In a brief filing, Toensing attorney Michael J. Bowe wrote that the conservative lawyer and Reagan-era federal prosecutor was appealing to the Second Circuit Court of Appeals.

Prosecutors executed a search warrant on Toensing’s phone in April, as they also searched Rudy Giuliani’s home, office, and electronic devices as part of the investigation.

Toensing and Giuliani both raised objections, and asked U.S. District Judge Paul Oetken for the Southern District of New York to allow them to have a look at the materials collected under the warrants and review them before they made their way back to the prosecutors.

Oetken denied that request, and this week appointed a special master to sort out what evidence prosecutors could use in the investigation.

Both Toensing and Giuliani accepted the choice of the special master, who served in the same role for the Michael Cohen investigation in 2018.

But now, Toensing has appealed the ruling which denied her the right to review materials taken from her pursuant to the search warrants.

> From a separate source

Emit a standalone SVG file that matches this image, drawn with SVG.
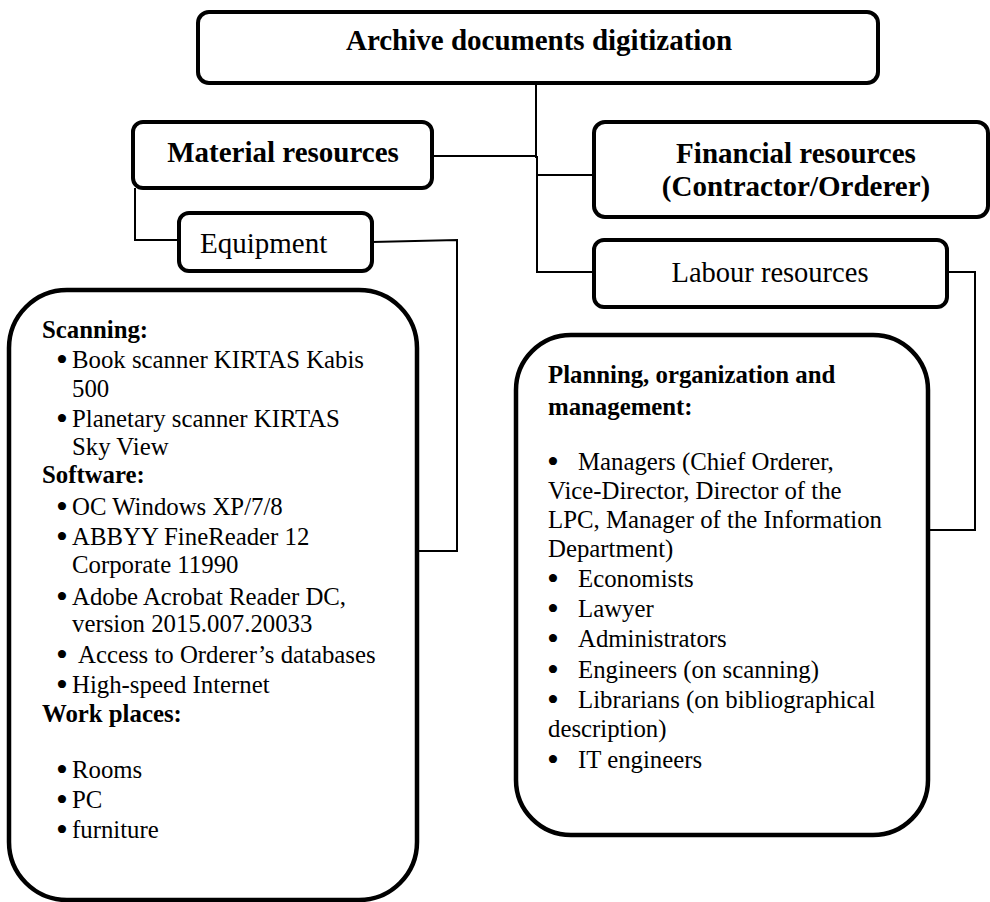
<svg xmlns="http://www.w3.org/2000/svg" width="990" height="902" viewBox="0 0 990 902" font-family="'Liberation Serif', serif">
<style>
.box{fill:#fff;stroke:#000;stroke-width:4}
.big{fill:#fff;stroke:#000;stroke-width:4.5}
.con{fill:none;stroke:#000;stroke-width:2}
text{font-family:'Liberation Serif', serif;fill:#000}
.h{font-size:29px;font-weight:bold;text-anchor:middle}
.r{font-size:29px}
.t{font-size:24.8px}
.b{font-weight:bold}
.bl{font-size:34px;text-anchor:middle}
</style>
<rect width="990" height="902" fill="#fff"/>
<g id="connectors">
<polyline class="con" points="536,83 536,157 537,157 537,272 594,272"/>
<line class="con" x1="432" y1="156" x2="537" y2="156"/>
<line class="con" x1="537" y1="175" x2="594" y2="175"/>
<polyline class="con" points="135,188 135,240 179,240"/>
<polyline class="con" points="372,242 457,240 457,551 417,551"/>
<polyline class="con" points="947,272 975,272 975,530 928,530"/>
</g>
<g id="archive">
<rect class="box" x="198" y="12" width="680" height="71" rx="11"/>
<text class="h" x="539" y="50">Archive documents digitization</text>
</g>
<g id="material">
<rect class="box" x="133" y="122" width="299" height="66" rx="10"/>
<text class="h" x="283" y="162">Material resources</text>
</g>
<g id="financial">
<rect class="box" x="594" y="122" width="394" height="95" rx="11"/>
<text class="h" x="796" y="163">Financial resources</text>
<text class="h" x="796" y="196">(Contractor/Orderer)</text>
</g>
<g id="labour">
<rect class="box" x="594" y="240" width="353" height="67" rx="10"/>
<text class="r" x="770" y="282" text-anchor="middle" style="font-size:28.5px">Labour resources</text>
</g>
<g id="equipment">
<rect class="box" x="179" y="213" width="193" height="58" rx="10"/>
<text class="r" x="200" y="253">Equipment</text>
</g>
<g id="scanning">
<rect class="big" x="9" y="290" width="408" height="610" rx="58"/>
<text class="t b" x="42" y="338">Scanning:</text>
<text class="bl" x="62" y="371">•</text><text class="t" x="72" y="368">Book scanner KIRTAS Kabis</text>
<text class="t" x="72" y="397">500</text>
<text class="bl" x="62" y="430">•</text><text class="t" x="72" y="427">Planetary scanner KIRTAS</text>
<text class="t" x="72" y="455">Sky View</text>
<text class="t b" x="42" y="483">Software:</text>
<text class="bl" x="62" y="518">•</text><text class="t" x="72" y="515">OC Windows XP/7/8</text>
<text class="bl" x="62" y="548">•</text><text class="t" x="72" y="545">ABBYY FineReader 12</text>
<text class="t" x="72" y="573">Corporate 11990</text>
<text class="bl" x="62" y="608">•</text><text class="t" x="72" y="605">Adobe Acrobat Reader DC,</text>
<text class="t" x="72" y="632">version 2015.007.20033</text>
<text class="bl" x="62" y="666">•</text><text class="t" x="78" y="663">Access to Orderer’s databases</text>
<text class="bl" x="62" y="696">•</text><text class="t" x="72" y="693">High-speed Internet</text>
<text class="t b" x="42" y="722">Work places:</text>
<text class="bl" x="62" y="781">•</text><text class="t" x="72" y="778">Rooms</text>
<text class="bl" x="62" y="811">•</text><text class="t" x="72" y="808">PC</text>
<text class="bl" x="62" y="841">•</text><text class="t" x="72" y="838">furniture</text>
</g>
<g id="planning">
<rect class="big" x="516" y="335" width="412" height="500" rx="55"/>
<text class="t b" x="548" y="383">Planning, organization and</text>
<text class="t b" x="548" y="415">management:</text>
<text class="bl" x="553" y="473">•</text><text class="t" x="578" y="470">Managers (Chief Orderer,</text>
<text class="t" x="548" y="499">Vice-Director, Director of the</text>
<text class="t" x="548" y="528">LPC, Manager of the Information</text>
<text class="t" x="548" y="557">Department)</text>
<text class="bl" x="553" y="590">•</text><text class="t" x="578" y="587">Economists</text>
<text class="bl" x="553" y="620">•</text><text class="t" x="578" y="617">Lawyer</text>
<text class="bl" x="553" y="650">•</text><text class="t" x="578" y="647">Administrators</text>
<text class="bl" x="553" y="681">•</text><text class="t" x="578" y="678">Engineers (on scanning)</text>
<text class="bl" x="553" y="711">•</text><text class="t" x="578" y="708">Librarians (on bibliographical</text>
<text class="t" x="548" y="737">description)</text>
<text class="bl" x="553" y="771">•</text><text class="t" x="578" y="768">IT engineers</text>
</g>
</svg>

Prosecutors accused Toensing and Giuliani of trying to use their status as lawyers to argue that they were immune from criminal investigation.

Defense attorneys and former federal prosecutors told TPM last month that the requests were highly unusual, in part because they came before anyone had been charged in the matter. Discussions over what evidence can or cannot be used in a case typically come after an indictment, not before.